Last month, the US Department of Transportation offered guidance on the research, development and deployment of self-driving vehicles apparently signaling strong support for the life-saving technologies and the INTERSECT gathering showcased many of them. For the first time in the Knoxville region, attendees witnessed and participated in connected-vehicle technology through a series of pedestrian and vehicle-to-vehicle crash avoidance demonstrations co-operated by GRIDSMART and technology developer, DENSO, also with a presence in Tennessee. The US DOT has reported that more than 90 per cent of all traffic crashes involve some element of human error as a cause. Brubaker believes speeding up the process to deployment is critical. “More than 90 people die on America’s roads each day,” he said. “We have to deploy these technologies strategically and safely, but every day it takes has a direct cost in lives.” Last year in the United States, more than 34,000 people died in traffic crashes, the highest total since 2008. In a tragic development, this year is on track to approach 40,000 fatalities.
Before deployment can happen, serious issues have to be addressed and resolved. Right now, there are major issues with cybersecurity that must be overcome. Clearly a safe, connected transportation system must first be as immune to hacking as possible. Driver privacy and individual information must be protected while collecting the data that is critical for a safe system, and overall consistency of vehicle to vehicle (V2V) and vehicle to infrastructure (V2I) communication must be assured in order for the system to work every time. Knoxville’s testbed could put the city directly in the epicenter of resolving those issues. While the region may have a national reputation as a picturesque post-card community with beautiful mountains and incredible colors each Autumn, GRIDSMART CEO Malkes pointed out that the Knoxville area is no rookie as a research community. Citing sophisticated research being done at the University of Tennessee, he added: “We also have Oak Ridge,” referencing the research center just a few miles from GRIDSMART’s headquarters. Oak Ridge National Laboratory is the US Department of Energy’s largest science and energy laboratory. It boasts a staff of more than 4500 engineers, scientists and researchers working on some of America’s most pressing and complex energy and material problems. Malkes added: “The future of transportation from intersection management to self-driving vehicles is accelerating daily. If done well, this initiative could bring high-tech companies and new jobs to the region.”
In the last few months, there has been dramatic progress along the road to self-driving vehicles. Rideshare leader Uber recently deployed a fleet of self-driving vehicles in Pittsburgh, PA. Drivers sit behind the controls but are there only to intervene when necessary, and to reduce possible passenger anxiety. Meanwhile, the company’s self-driving truck startup, OTTO, made a first of its kind 120-mile trip, delivering 45,000 cans of beer from Fort Collins, CO to Colorado Springs. In what must have been an intriguing sight for other motorists on Interstate 25, the “driver” spent most of the trip out of the driver’s seat. The pace of innovation and testing is accelerating, and timing is critical. The Alliance for Transportation Innovation president Brubaker said: “There’s a finite window. Critical decisions are being made about the future of transportation right now and Knoxville is positioned to be part of it.”

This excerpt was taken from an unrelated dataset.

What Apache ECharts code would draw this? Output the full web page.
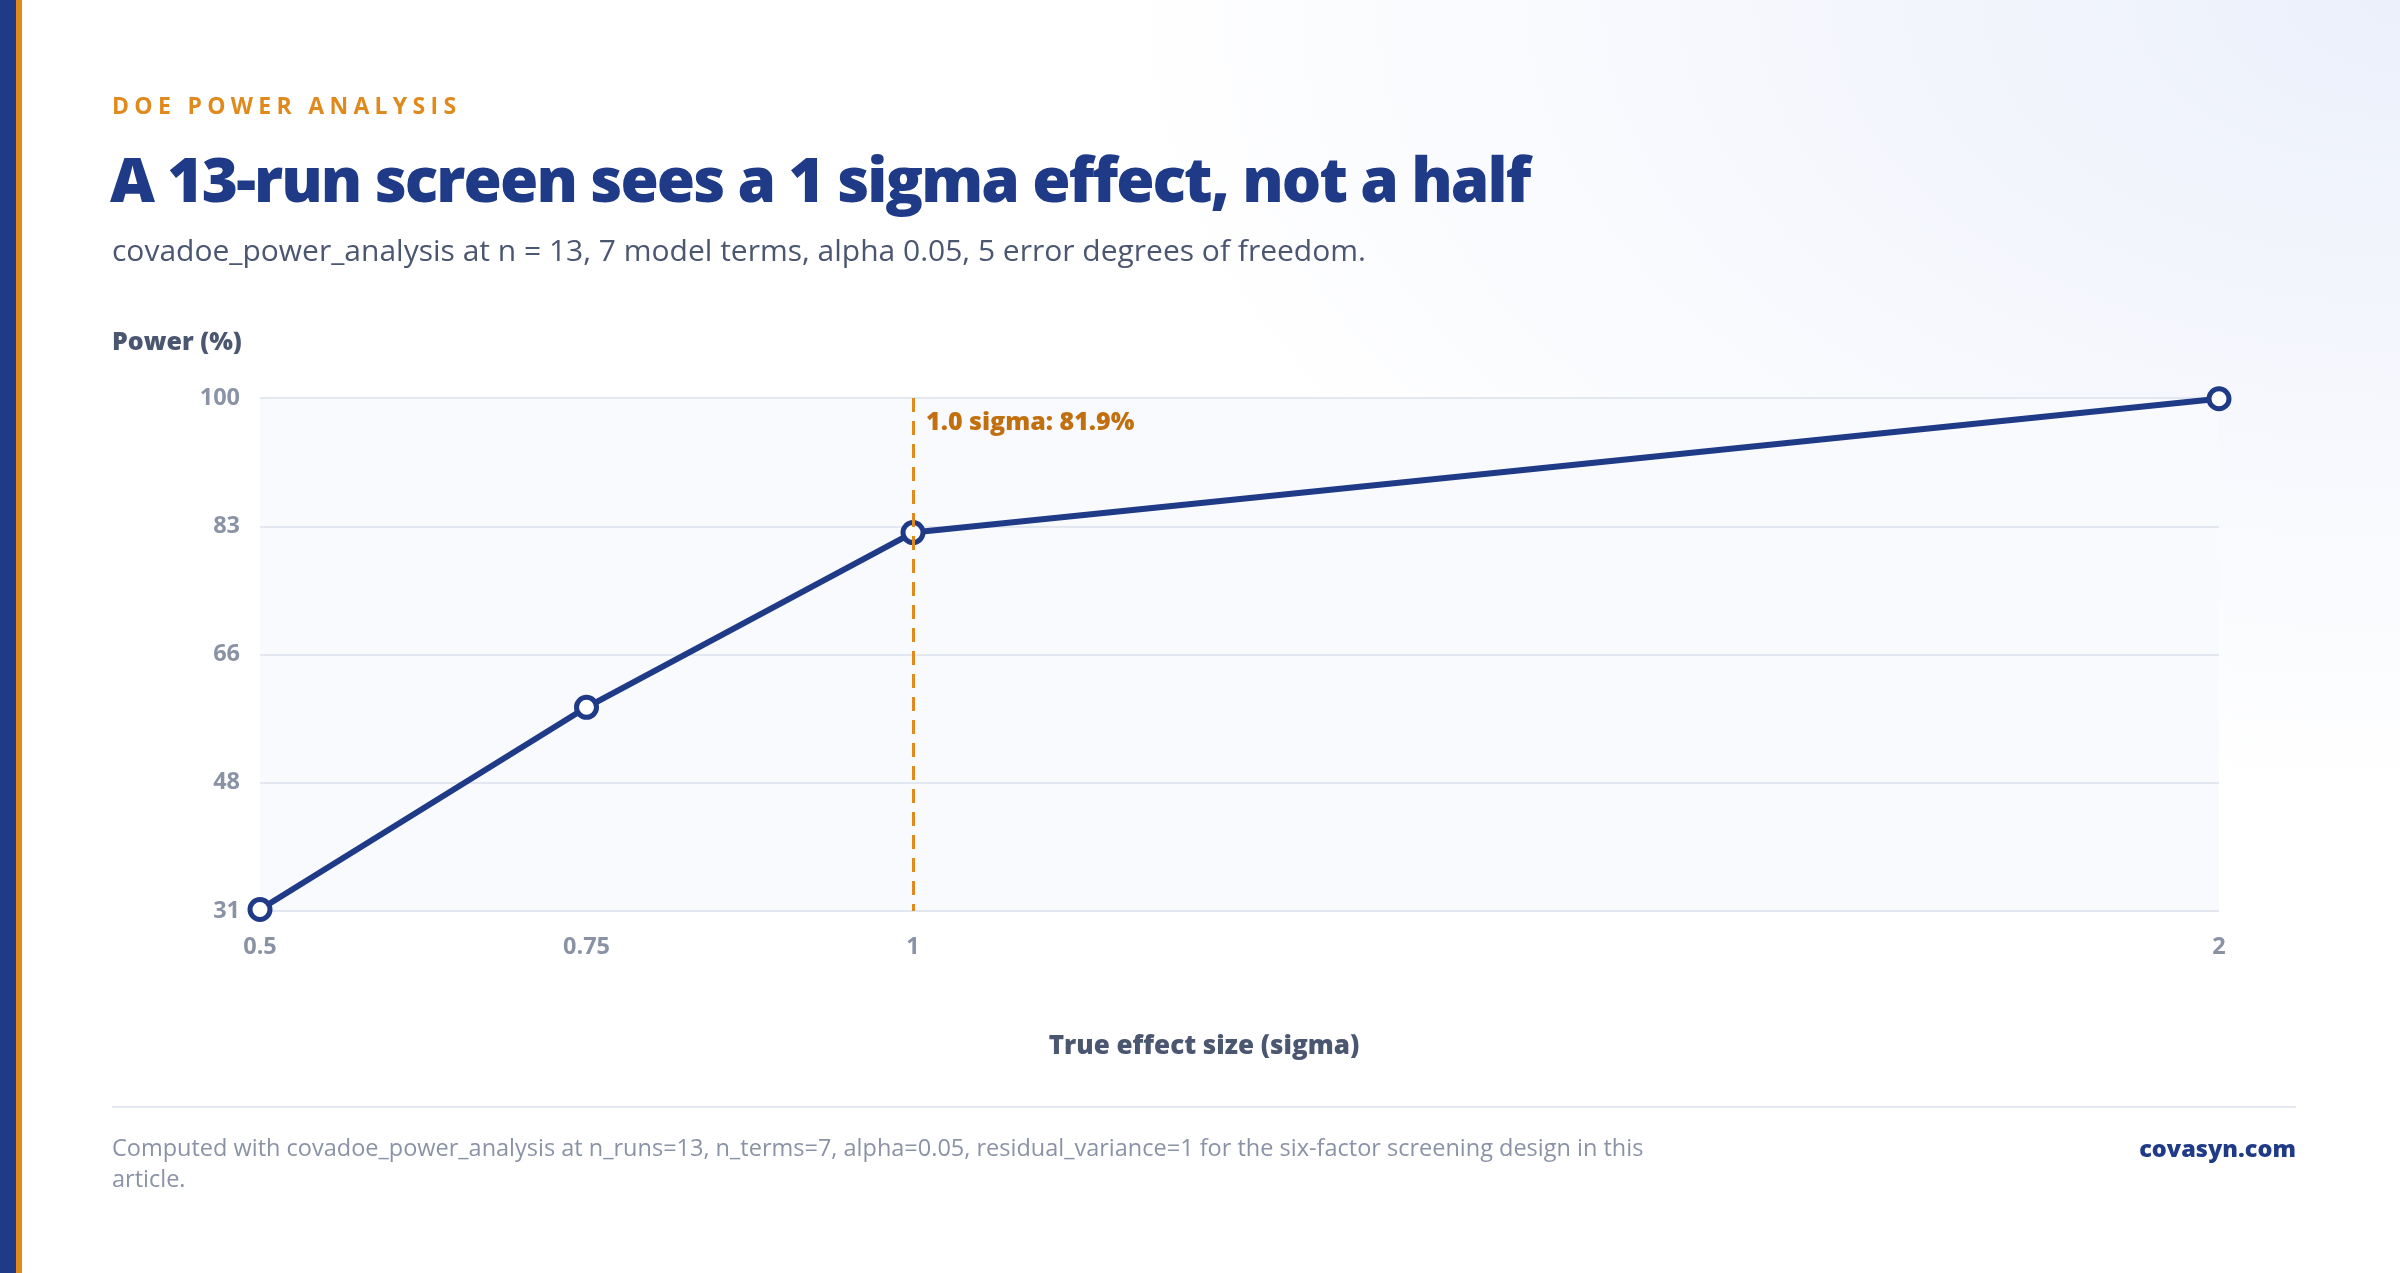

Tennessee is one of several states that allows testing on public roads, but the group agreed that rather than establishing the entire city as a testbed, to protect public safety and to address public concern, it could be best to dedicate on-the-road research to specific fenced or geo-fenced areas. But the potential for economic development and high-tech jobs remains a primary driver behind the initiative. Mayor Rogero said it is a regular topic of conversation when she meets with her peers from other cities. “Everything I hear when I go to mayor conferences are that we need to prepare for the technology…We want to be on the front end working with the outstanding companies and research institution right here in our city and region,” she said. The mayor is taking the conversation to heart and next steps are already underway. After the meeting, Mayor Rogero announced plans to establish a working group of city staff, as well as public and private regional partners to consider whether the city should become America’s newest testbed for connected and autonomous vehicles.